Watch for unusual outbound traffic that might signal data exfiltration.
Watch for specific types of attacks, such as SQL injection or DDoS. For example, I monitor how rate-limiting deals with a burst of requests from the same device or IP using Sumo Logic’s Cloud Infrastructure Security.
Watch for changes to highly critical files. Is someone tampering with config files?
Create and monitor audit trails of user activity. This forensic information can help you to trace what happened with suspicious — or malicious — activities.
Closely monitor authentication/authorization logs for frequent failed attempts.
Cross-reference logs to watch for complex, cross-system attacks, such as supply chain attacks or man-in-the-middle (MiTM) attacks.

Using a Sumo Logic dashboard of logs, metrics, and traces to track down security threats

It’s also best practice to set up alerts to see issues early, giving you the lead time needed to deal with any threat. The best tools are also infrastructure agnostic and can be run on any number of hosting environments.

Insights for future security measures

Logs help you with more than just looking into the past to figure out what happened. They also help you prepare for the future. Insights from log data can help your team craft its security strategies for the future.

Benchmark your logs against your industry to help identify gaps that may cause issues in the future.
Hunt through your logs for signs of subtle IOCs (indicators of compromise).
Identify rules and behaviors that you can use against your logs to respond in real-time to any new threats.
Use predictive modeling to anticipate future attack vectors based on current trends.
Detect outliers in your datasets to surface suspicious activities

What to log — and how much to log

So we know we need to use logs to identify threats, both present and future. But to be the most effective, what should we log?

The short answer is — everything! You want to capture everything you can all the time. When you’re first getting started, it may be tempting to try to triage logs, guessing as to what is important to keep and what isn’t.

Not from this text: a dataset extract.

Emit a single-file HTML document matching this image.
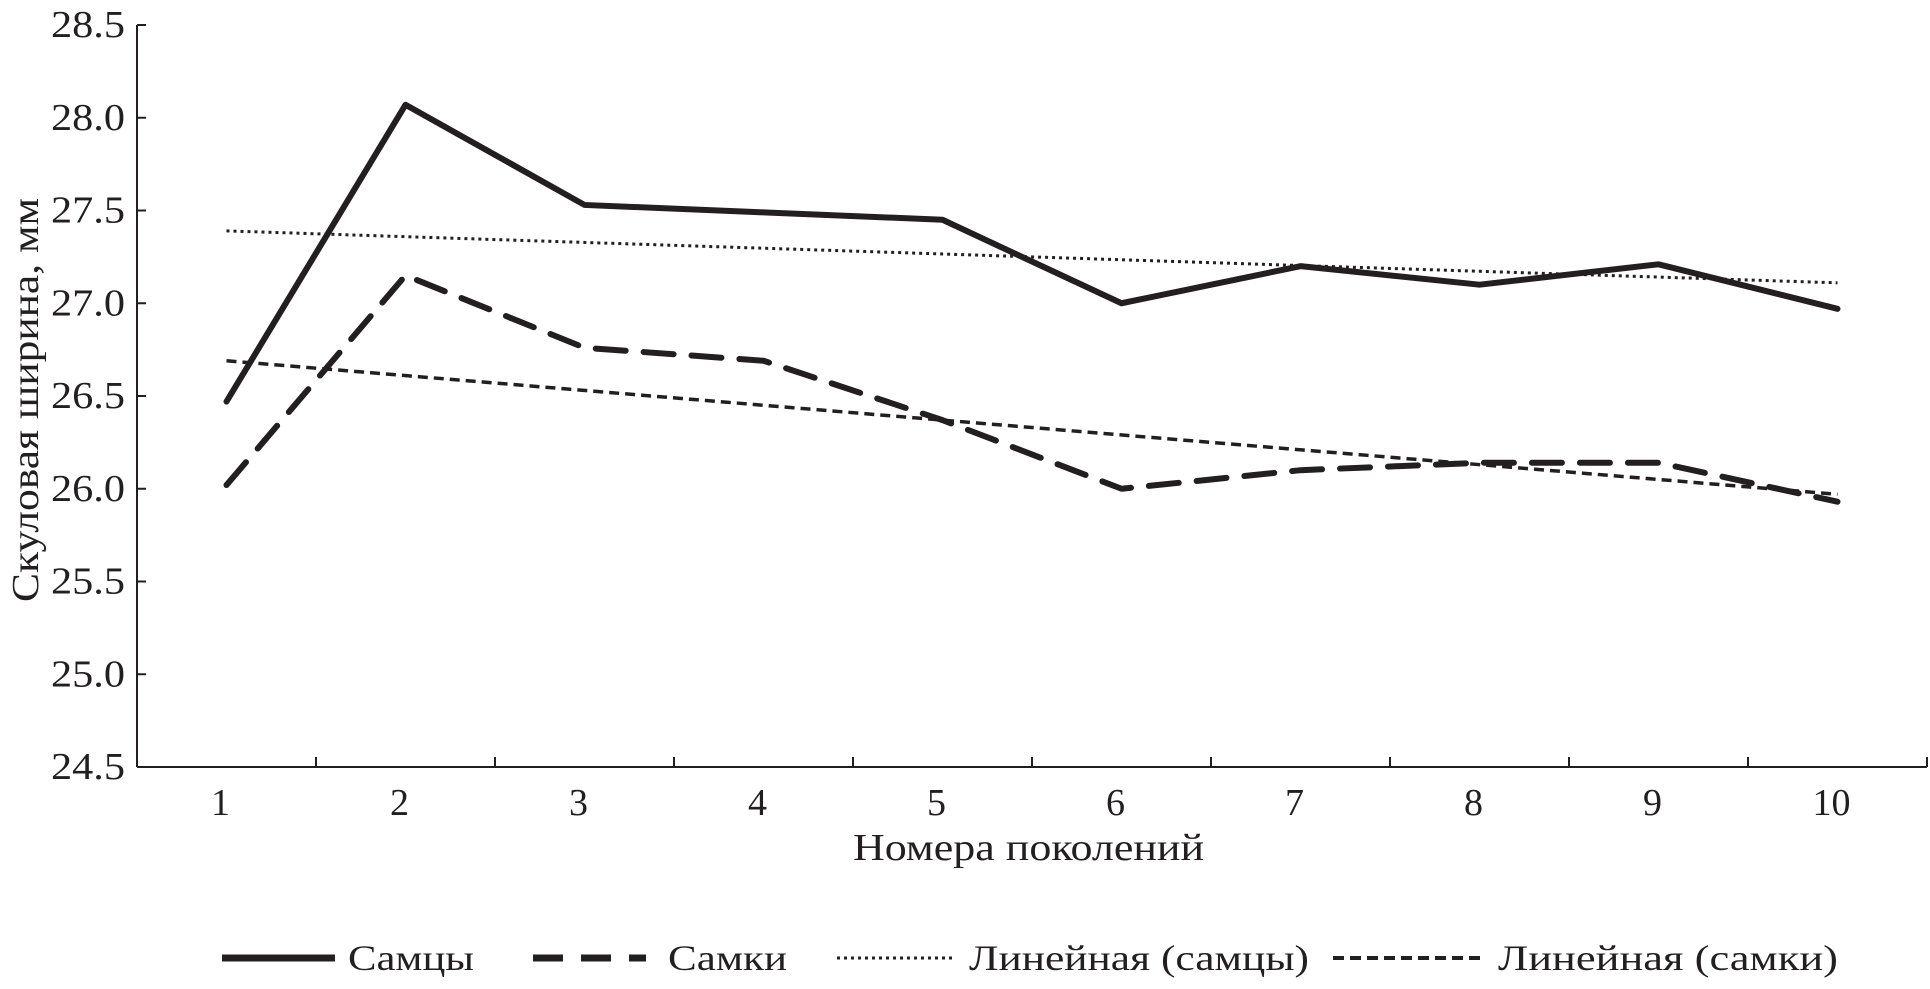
<!DOCTYPE html>
<html><head><meta charset="utf-8"><style>
html,body{margin:0;padding:0;background:#fff;}
svg{display:block;}
text{font-family:"Liberation Serif",serif;fill:#231f20;}
</style></head><body>
<svg id="chart" width="1930" height="989" viewBox="0 0 1930 989">
<g id="axes"></g>
<g id="series"></g>
<text x="853" y="860" font-size="38" textLength="351" lengthAdjust="spacingAndGlyphs">Номера поколений</text>
<text transform="translate(38,400) rotate(-90)" text-anchor="middle" font-size="38" textLength="404" lengthAdjust="spacingAndGlyphs">Скуловая ширина, мм</text>
<g>
<g>
<line x1="222" y1="958" x2="335" y2="958" stroke="#231f20" stroke-width="7"/>
<text x="348" y="970" font-size="36" textLength="126" lengthAdjust="spacingAndGlyphs">Самцы</text></g>
<g>
<line x1="533" y1="958" x2="646" y2="958" stroke="#231f20" stroke-width="7" stroke-dasharray="30,18"/>
<text x="668" y="970" font-size="36" textLength="119" lengthAdjust="spacingAndGlyphs">Самки</text></g>
<g>
<line x1="837" y1="958" x2="954" y2="958" stroke="#231f20" stroke-width="3" stroke-dasharray="3,4"/>
<text x="969" y="970" font-size="36" textLength="340" lengthAdjust="spacingAndGlyphs">Линейная (самцы)</text></g>
<g>
<line x1="1333" y1="958" x2="1483" y2="958" stroke="#231f20" stroke-width="4" stroke-dasharray="11,6"/>
<text x="1498" y="970" font-size="36" textLength="340" lengthAdjust="spacingAndGlyphs">Линейная (самки)</text></g>
</g>
</svg>
<script>
const categories=[1,2,3,4,5,6,7,8,9,10];
const males=[26.47,28.07,27.53,27.49,27.45,27.0,27.2,27.1,27.21,26.97];
const females=[26.02,27.15,26.76,26.69,26.37,26.0,26.1,26.14,26.14,25.93];
const trendMales=[27.39,27.11];
const trendFemales=[26.69,25.97];
const yTicks=[24.5,25.0,25.5,26.0,26.5,27.0,27.5,28.0,28.5];
const yTickLabels=["24.5","25.0","25.5","26.0","26.5","27.0","27.5","28.0","28.5"];

const NS="http://www.w3.org/2000/svg";
const L=137,R=1927,T=25,B=767,yMin=24.5,yMax=28.5;
const bw=(R-L)/categories.length;
function xs(i){return L+bw*(i+0.5);}
function ys(v){return B-(v-yMin)/(yMax-yMin)*(B-T);}
function mk(tag,attrs,parent){const e=document.createElementNS(NS,tag);for(const k in attrs)e.setAttribute(k,attrs[k]);parent.appendChild(e);return e;}
const ax=document.getElementById('axes');
let e=mk('line',{x1:L,y1:T,x2:L,y2:B,stroke:'#231f20','stroke-width':2},ax);


e=mk('line',{x1:L,y1:B,x2:R,y2:B,stroke:'#231f20','stroke-width':2},ax);


yTicks.forEach((v,i)=>{
  const t=mk('line',{x1:L,y1:ys(v),x2:L+9,y2:ys(v),stroke:'#231f20','stroke-width':2},ax);
  
  
  const tx=mk('text',{x:L-86,y:ys(v)+12,'font-size':38,textLength:74,lengthAdjust:'spacingAndGlyphs'},ax);
  tx.textContent=yTickLabels[i];
  
  
});
for(let i=1;i<=categories.length;i++){
  const x=L+bw*i;
  const t=mk('line',{x1:x,y1:B,x2:x,y2:B-10,stroke:'#231f20','stroke-width':2},ax);
  
  
}
categories.forEach((c,i)=>{
  const tx=mk('text',{x:xs(i)-6,y:815,'text-anchor':'middle','font-size':38},ax);
  tx.textContent=c;
  
  
});
const sg=document.getElementById('series');
function poly(vals,style,name){
  const p=mk('polyline',Object.assign({points:vals.map((v,i)=>xs(i)+','+ys(v)).join(' '),fill:'none',stroke:'#231f20','stroke-linejoin':'round'},style),sg);
  
  
}
function trend(vals,style,name){
  const n=categories.length-1;
  const l=mk('line',Object.assign({x1:xs(0),y1:ys(vals[0]),x2:xs(n),y2:ys(vals[1]),stroke:'#231f20'},style),sg);
  
  
}
trend(trendMales,{'stroke-width':3,'stroke-dasharray':'3,4'},'trend-line-males');
trend(trendFemales,{'stroke-width':3.5,'stroke-dasharray':'10,6'},'trend-line-females');
poly(males,{'stroke-width':6,'stroke-linecap':'round'},'line-males');
poly(females,{'stroke-width':6,'stroke-dasharray':'30,18','stroke-linecap':'round'},'line-females');
</script>
</body></html>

But logging all events as they happen and putting them in the right repository for analysis later is often your best bet.

In terms of log data, more is almost always better.

But of course, this presents challenges.

Who’s going to pay for all these logs?

When you retain all those logs, it can be very expensive. And it’s stressful to think about how much money it will cost to store all of this data when you just throw it in an S3 bucket for review later. For example, on AWS a daily log data ingest of 100GB/day with the ELK stack could create an annual cost of hundreds of thousands of dollars.

This often leads to developers “self-selecting” what they think is—and isn’t—important to log.

Your first option is to be smart and proactive in managing your logs. This can work for tools such as the ELK stack as long as you follow some basic rules:

Prioritize logs by classification: Figure out which logs are the most important, classify them as such, and then be more verbose with those logs.
Rotate logs: Figure out how long you typically need logs and then rotate them off servers. You probably only need debug logs for a matter of weeks, but access logs for much longer.
Log sampling: Only log a sampling of high-volume services. For example, log just a percentage of access requests but log all error messages.
Filter logs: Pre-process all logs to remove unnecessary information, condensing their size before storing them.
Alert-based logging: Configure alerts based on triggers or events that subsequently turn logging on or make your logging more verbose.
Use tier-based storage: Store more recent logs faster in more expensive storage. Move older logs to cheaper, slow storage. For example, you can archive old logs to Amazon S3.

These are great steps, but unfortunately, they can involve a lot of work and a lot of guesswork. You often don’t know what you need from the logs until after the fact.

A second option is to use a tool or service that offers flat-rate pricing. For example, Sumo Logic’s $0 ingest. With this type of service, you can stream all of your logs without worrying about overwhelming ingest costs. Instead of a per-GB-ingested type of billing, this plan bills based on the valuable analytics and insights you derive from that data. You can log everything and pay just for what you need to get out of your logs.

In other words, you are free to log it all!

Looking forward: the role of AI in automating log analysis

The right tool or service, of course, can help you make sense of all this data. And the best of these tools work pretty well.

The obvious new tool to help you make sense of all this data is AI. With data that is formatted predictably, we can apply classification algorithms and other machine-learning techniques to find out exactly what we want to know about our application.

AI can:

Automate repetitive tasks like data cleaning and pre-processing
Perform automated anomaly detection to alert on abnormal behaviors
Automatically identify issues and anomalies faster and more consistently by learning from historical log data
Identify complex patterns quickly
Use large amounts of historical data to more accurately predict future security breaches
Reduce alert fatigue by reducing false positives and false negatives
Use natural language processing (NLP) to parse and understand logs
Quickly integrate and parse logs from multiple disparate systems for a more holistic view of potential attack vectors

AI probably isn’t coming for your job, but it will probably make your job a whole lot easier.

Conclusion

Log data is one of the most valuable and available means to ensure your applications’ security and operations. It can help guard against both current and future attacks. And for log data to be of the most use, you should log as much information as you can. The last problem you want during a security crisis is to find out you didn’t log the information you need.